O corpo humano responde a situações de estresse intenso por meio da ativação do sistema nervoso. Quando essa ativação se prolonga, ocorre um estado de alerta crônico que desgasta o organismo. "O trauma gera uma ativação do sistema nervoso que, a longo prazo, nos rouba a capacidade de retornar a um estado de calma. Esse estado crônico de alerta desgasta o organismo porque o cortisol circulando sem função causa inflamações. Isso fragiliza o sistema imunológico e desequilibra hormônios", destaca.
Rompimento com as próprias emoções
Pesquisas da Harvard Medical School mostram que níveis elevados de cortisol estão ligados ao aumento de inflamações sistêmicas e podem contribuir para o desenvolvimento de doenças cardiovasculares e transtornos de humor. Outro aspecto importante é o rompimento com as próprias emoções, estratégia de sobrevivência adotada ainda na infância. "Quando falamos em romper a conexão com nós mesmos para sobreviver às circunstâncias desfavoráveis, o primeiro rompimento é com as nossas emoções — raiva, tristeza, medo, impotência. Fazemos isso para manter a conexão com figuras das quais somos dependentes, geralmente nossos pais ou cuidadores primários", ressalta a psicóloga.
Esse processo ocorre porque a criança depende emocionalmente do afeto dos cuidadores. "Funciona assim: se eu sentir e demonstrar muita raiva, meu cuidador ou cuidadora me pune com a retirada do amor. Como eu preciso mais do amor da minha mãe do que da minha raiva, eu rompo com o que eu sinto para que minha mãe não me abandone emocionalmente", exemplifica.
Qual a consequência?
A consequência, no entanto, é a interrupção do fluxo natural das emoções. Ao bloquear os sentimentos, o organismo não consegue processar a carga de estresse gerada pelas experiências difíceis. Essa energia, não elaborada, permanece acumulada no corpo, manifestando-se de forma somática. "Esse bloqueio impede que o organismo processe a carga de estresse, portanto ela continua dentro de nós, gerando consequências físicas e emocionais. É quando o corpo fala aquilo que a nossa voz cala", diz a especialista. Pesquisas publicadas no Journal of Psychosomatic Research confirmam que traumas emocionais não resolvidos estão ligados a dores crônicas, fadiga e distúrbios gastrointestinais. A ciência aponta que a integração entre corpo e mente é essencial para a saúde.

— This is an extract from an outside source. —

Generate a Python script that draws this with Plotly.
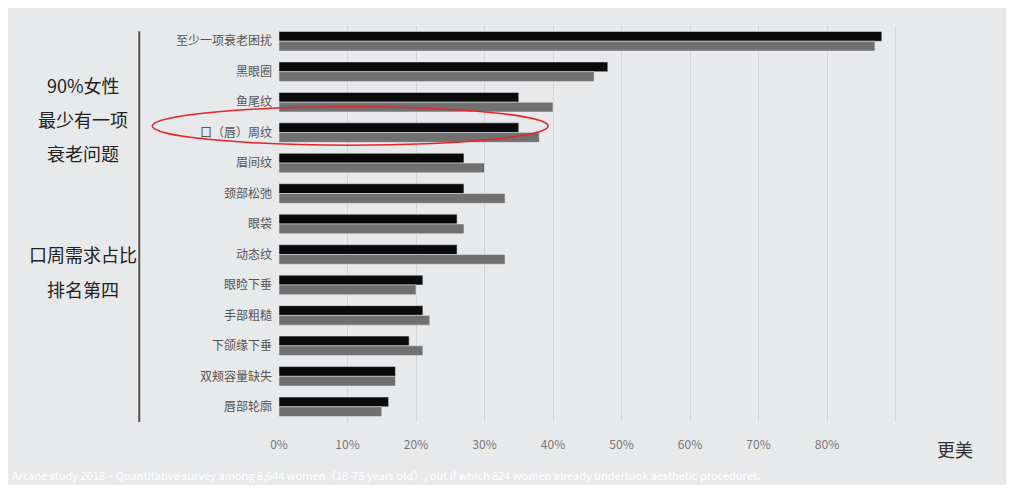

Práticas terapêuticas voltadas à reconexão com o corpo ajudam a liberar as tensões acumuladas e restaurar o equilíbrio do sistema nervoso. "Quando recuperamos a presença no corpo e permitimos que as cargas de estresse cumpram seu curso, recuperamos também a conexão com a nossa autenticidade", conclui Bruna Côrtes. Cada vez mais, o tema ganha relevância na saúde mental e física. Compreender o trauma como uma experiência que ultrapassa o psicológico e atinge todo o organismo é um passo fundamental para tratamentos mais completos e eficazes, capazes de resgatar a integridade emocional e física das pessoas.
Sobre Bruna Côrtes
Bruna Côrtes é psicóloga formada pela PUC do Rio e Diretora Técnica e Psicóloga Clínica na Norte Saúde Mental. Com mais de 15 anos de experiência, atuando em diversas frentes, incluindo a Santa Casa de Misericórdia, instituição referência em atendimento e promoção de saúde no Brasil, ela é especialista em Psicotrauma e Terapia Sistêmica. É também professora e supervisora de terapeutas em formação, além de palestrante e facilitadora de vivências psicológicas coletivas.